HUNDREDS of homes could soon be built without any say from the council under the Prime Minister’s plan to overhaul planning law.

Boris Johnson announced the most “radical reforms to our planning system” since the Second World War, with developers having the freedom to convert cafes, restaurants and other retail buildings into houses without needing planning permission.

Builders will also no longer need a normal planning application to demolish and rebuild vacant residential and commercial buildings if they are rebuilt as homes.

Mr Johnson said the changes will come into effect in September and they will bring an end to “decade after decade in which we have failed to build enough homes”.

But councillors in Southend fear the changes will remove major planning decisions from the hands of local authorities, which could lead to poor quality homes which are not focussed on what it best for the borough.

Southend’s main decision makers on planning permission are the members of the Development Control Committee, who each month scrutinise a raft of planning applications to determine whether they should get the green light.

Labour councillor Daniel Cowan, who is a member of the committee, said: “It is always concerning when you hear about the local planning authority being removed from the decision making process.

“I always believe the best people to make decisions locally about what is good, needed and appropriate for the area is local people.

“As local councillors we are ingrained in the community, we understand the issues, which is not the case for someone who is miles away sitting in an office deciding what they think would be good for this town.

“Southend is already limited on space, removing power from the local authority to determine what is appropriate for our town is quite concerning.”

Changes like those proposed have already been in place for office blocks under legislation known as permitted development.

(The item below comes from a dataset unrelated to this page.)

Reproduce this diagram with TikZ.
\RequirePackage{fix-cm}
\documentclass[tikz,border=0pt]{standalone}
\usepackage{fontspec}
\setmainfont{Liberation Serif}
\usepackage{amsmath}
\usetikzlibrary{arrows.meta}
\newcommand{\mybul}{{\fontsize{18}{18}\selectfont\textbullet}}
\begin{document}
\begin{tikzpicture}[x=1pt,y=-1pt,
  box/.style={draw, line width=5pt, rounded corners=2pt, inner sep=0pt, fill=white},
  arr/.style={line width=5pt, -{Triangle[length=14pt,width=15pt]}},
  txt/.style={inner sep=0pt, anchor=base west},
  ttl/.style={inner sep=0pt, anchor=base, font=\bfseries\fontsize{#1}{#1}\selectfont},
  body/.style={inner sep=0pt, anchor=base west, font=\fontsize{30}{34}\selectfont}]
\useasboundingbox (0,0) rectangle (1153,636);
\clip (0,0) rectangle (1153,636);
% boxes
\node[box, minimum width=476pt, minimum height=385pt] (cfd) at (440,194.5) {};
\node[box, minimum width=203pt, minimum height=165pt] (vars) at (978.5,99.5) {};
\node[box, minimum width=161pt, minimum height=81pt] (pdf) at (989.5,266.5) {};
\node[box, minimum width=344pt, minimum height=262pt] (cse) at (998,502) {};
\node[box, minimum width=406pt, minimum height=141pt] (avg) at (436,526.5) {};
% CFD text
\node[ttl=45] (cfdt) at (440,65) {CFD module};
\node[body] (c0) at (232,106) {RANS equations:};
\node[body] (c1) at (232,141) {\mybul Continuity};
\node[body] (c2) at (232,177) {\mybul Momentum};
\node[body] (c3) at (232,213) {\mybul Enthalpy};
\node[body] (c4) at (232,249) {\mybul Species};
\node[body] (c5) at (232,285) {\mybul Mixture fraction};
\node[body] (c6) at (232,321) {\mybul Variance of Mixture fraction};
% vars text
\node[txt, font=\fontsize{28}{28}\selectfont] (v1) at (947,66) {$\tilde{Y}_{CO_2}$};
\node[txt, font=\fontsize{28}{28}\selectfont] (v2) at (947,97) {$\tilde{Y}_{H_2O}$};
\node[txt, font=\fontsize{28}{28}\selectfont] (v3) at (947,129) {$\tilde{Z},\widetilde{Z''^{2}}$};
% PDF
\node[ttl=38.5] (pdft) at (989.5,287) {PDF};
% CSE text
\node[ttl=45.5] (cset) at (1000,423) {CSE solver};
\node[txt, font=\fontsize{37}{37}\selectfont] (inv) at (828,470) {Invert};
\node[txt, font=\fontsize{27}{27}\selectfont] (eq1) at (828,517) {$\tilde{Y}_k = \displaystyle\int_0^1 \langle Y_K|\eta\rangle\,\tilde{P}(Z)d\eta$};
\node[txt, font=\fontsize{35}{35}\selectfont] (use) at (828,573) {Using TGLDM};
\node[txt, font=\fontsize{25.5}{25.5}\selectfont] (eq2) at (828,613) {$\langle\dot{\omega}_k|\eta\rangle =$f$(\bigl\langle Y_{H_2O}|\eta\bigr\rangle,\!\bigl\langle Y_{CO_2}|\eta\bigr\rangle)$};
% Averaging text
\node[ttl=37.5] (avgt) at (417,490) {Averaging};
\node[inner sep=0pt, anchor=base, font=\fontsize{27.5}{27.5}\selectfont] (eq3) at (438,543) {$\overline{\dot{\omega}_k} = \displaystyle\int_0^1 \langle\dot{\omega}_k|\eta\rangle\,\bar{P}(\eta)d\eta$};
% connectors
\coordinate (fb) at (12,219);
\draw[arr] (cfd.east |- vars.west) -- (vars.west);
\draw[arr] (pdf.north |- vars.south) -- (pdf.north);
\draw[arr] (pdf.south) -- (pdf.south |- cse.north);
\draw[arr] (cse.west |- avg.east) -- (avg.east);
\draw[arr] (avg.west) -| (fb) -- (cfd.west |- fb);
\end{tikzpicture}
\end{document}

This allows developers to transform former office blocks into housing without needing planning permission.

The dangers of handing this kind of freedom to developers was highlighted last year when it was found that a former office building in Harlow called Terminus House, now used as temporary accommodation for homeless households, had flats as small as 18 square metres.

Mr Cowan said it show just how important scrutiny can be.

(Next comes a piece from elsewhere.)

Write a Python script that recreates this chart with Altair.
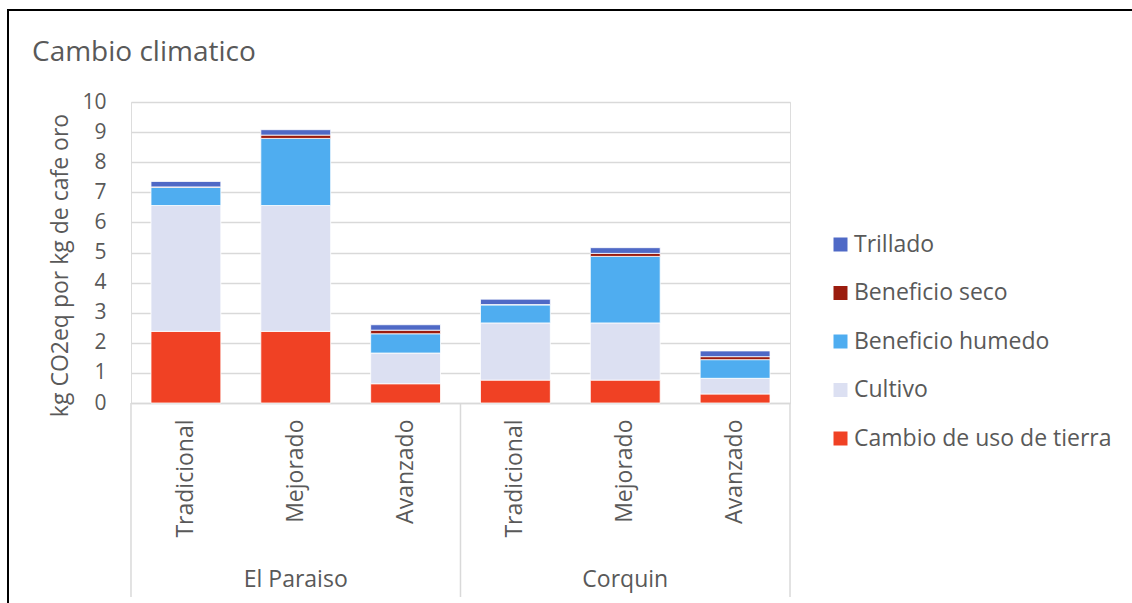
import altair as alt
import pandas as pd

regions = ["El Paraiso", "El Paraiso", "El Paraiso", "Corquin", "Corquin", "Corquin"]
systems = ["Tradicional", "Mejorado", "Avanzado", "Tradicional", "Mejorado", "Avanzado"]

series = ["Cambio de uso de tierra", "Cultivo", "Beneficio humedo", "Beneficio seco", "Trillado"]
cambio = [2.38, 2.38, 0.64, 0.76, 0.76, 0.30]
cultivo = [4.18, 4.18, 1.02, 1.90, 1.90, 0.52]
humedo = [0.61, 2.23, 0.64, 0.60, 2.21, 0.62]
seco = [0.01, 0.11, 0.12, 0.01, 0.10, 0.10]
trillado = [0.18, 0.18, 0.18, 0.18, 0.19, 0.19]
values = [cambio, cultivo, humedo, seco, trillado]

colors = ["#F04124", "#DCE0F2", "#4FADF0", "#9B1C0E", "#4F69C6"]
legend_order = ["Trillado", "Beneficio seco", "Beneficio humedo", "Cultivo", "Cambio de uso de tierra"]
legend_colors = [colors[series.index(s)] for s in legend_order]
y_ticks = [0, 1, 2, 3, 4, 5, 6, 7, 8, 9, 10]

cats = [f"{r}|{s}" for r, s in zip(regions, systems)]

rows = []
for si, (name, vals) in enumerate(zip(series, values)):
    for c, v in zip(cats, vals):
        rows.append({"cat": c, "serie": name, "valor": v, "ord": si})
df = pd.DataFrame(rows)

W, H = 659, 301
FONT = "Open Sans"
GRAY = "#595959"

xscale = alt.Scale(domain=cats, paddingInner=0.364, paddingOuter=0.182)

bars = alt.Chart(df).mark_bar(stroke="white", strokeWidth=0.8).encode(
    x=alt.X("cat:N", scale=xscale, sort=cats,
            axis=alt.Axis(title=None, labelAngle=270, labelPadding=16, labelFontSize=23,
                          labelColor=GRAY, labelFont=FONT, ticks=False,
                          domainColor="#D9D9D9", domainWidth=1.5,
                          labelExpr="split(datum.label, '|')[1]")),
    y=alt.Y("valor:Q", stack="zero",
            scale=alt.Scale(domain=[0, 10], nice=False),
            axis=alt.Axis(title="kg CO2eq por kg de cafe oro", values=y_ticks,
                          labelOverlap=False, domain=False, ticks=False, labelPadding=25,
                          labelFontSize=21, labelColor=GRAY, labelFont=FONT,
                          gridColor="#D9D9D9", gridWidth=1.5,
                          titleFont=FONT, titleFontSize=23, titleFontWeight="normal",
                          titleColor=GRAY, titleX=-71, titleY=163, titleAngle=270,
                          titleBaseline="middle", titleAlign="center")),
    color=alt.Color("serie:N", scale=alt.Scale(domain=legend_order, range=legend_colors),
                    legend=alt.Legend(title=None, orient="none", legendX=698, legendY=131,
                                      symbolType="square", symbolSize=196, symbolStrokeWidth=0,
                                      labelFontSize=23, labelFont=FONT, labelColor=GRAY,
                                      rowPadding=24.5, labelOffset=2, labelLimit=400)),
    order=alt.Order("ord:Q", sort="ascending"),
)

sep_cats = [cats[0], cats[3], cats[5]]
sep_bp = [0, 0, 1]
sep_off = [-20, -20, 20]
seps = []
for c, bp, off in zip(sep_cats, sep_bp, sep_off):
    seps.append(
        alt.Chart(pd.DataFrame({"cat": [c]})).mark_rule(
            color="#D9D9D9", strokeWidth=1.5, xOffset=off).encode(
            x=alt.X("cat:N", scale=xscale, sort=cats, bandPosition=bp),
            y=alt.value(H), y2=alt.value(495))
    )

grp_df = pd.DataFrame({"cat": [cats[1], cats[4]], "grupo": ["El Paraiso", "Corquin"]})
grp = alt.Chart(grp_df).mark_text(fontSize=23, font=FONT, color=GRAY, baseline="middle").encode(
    x=alt.X("cat:N", scale=xscale, sort=cats), y=alt.value(478), text="grupo:N")

title_df = pd.DataFrame({"t": ["Cambio climatico"]})
title = alt.Chart(title_df).mark_text(fontSize=28, font=FONT, color=GRAY, align="left",
                                      baseline="alphabetic").encode(
    x=alt.value(-99), y=alt.value(-41), text="t:N")

frame = alt.Chart(title_df).mark_rect(filled=False, stroke="black", strokeWidth=2).encode(
    x=alt.value(-123), y=alt.value(-92), x2=alt.value(1010), y2=alt.value(510))

chart = alt.layer(frame, bars, *seps, grp, title).properties(
    width=W, height=H,
    autosize=alt.AutoSizeParams(type="none"),
    padding={"left": 131, "top": 102, "right": 342, "bottom": 200},
).configure_view(stroke=None).configure(background="white")

chart.save("out.html", embed_options={"renderer": "svg", "actions": False})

He continued: “Having loads of houses built under permitted development might be good for council tax base, that is not what is most important to councillors.

“Councillors want to ensure people live in a town they enjoy living in. With flats potentially going up without planning applications it opens the door to unscrupulous developers taking advantage of planning law and that could cause problems with inadequate properties and create situations where we have slums, which council tax payers will have to pick up the bill for.”

Conservative councillor David Garston, who is a member of the committee, said he hopes any changes will still give councils the “power to say no”.

He said: “I hope that any change which was designed to assist the housing shortage will still give local authorities the power to say no if the proposal is clearly wrong in commercial areas.

“Town centres are different to the residential areas with shops and I hope in the bill that will be taken into account.”

Concerns have also been raised in Thurrock where deputy leader of the Planning Committee, Labour councillor Michael Fletcher, said: “I would be uncomfortable about measures that take control away from local councils.

“Builders in Thurrock at least aren’t interested in reducing our homes waiting list of 10,000 people – quite understandably they’re looking to make a profit.

“So for my money the people who need things made easier are the council themselves, so they can build more social housing and make more sensible use of the money coming back from council house sales.”

The Government has said developers will still need to follow “high standards and regulations” but “without the unnecessary red tape”.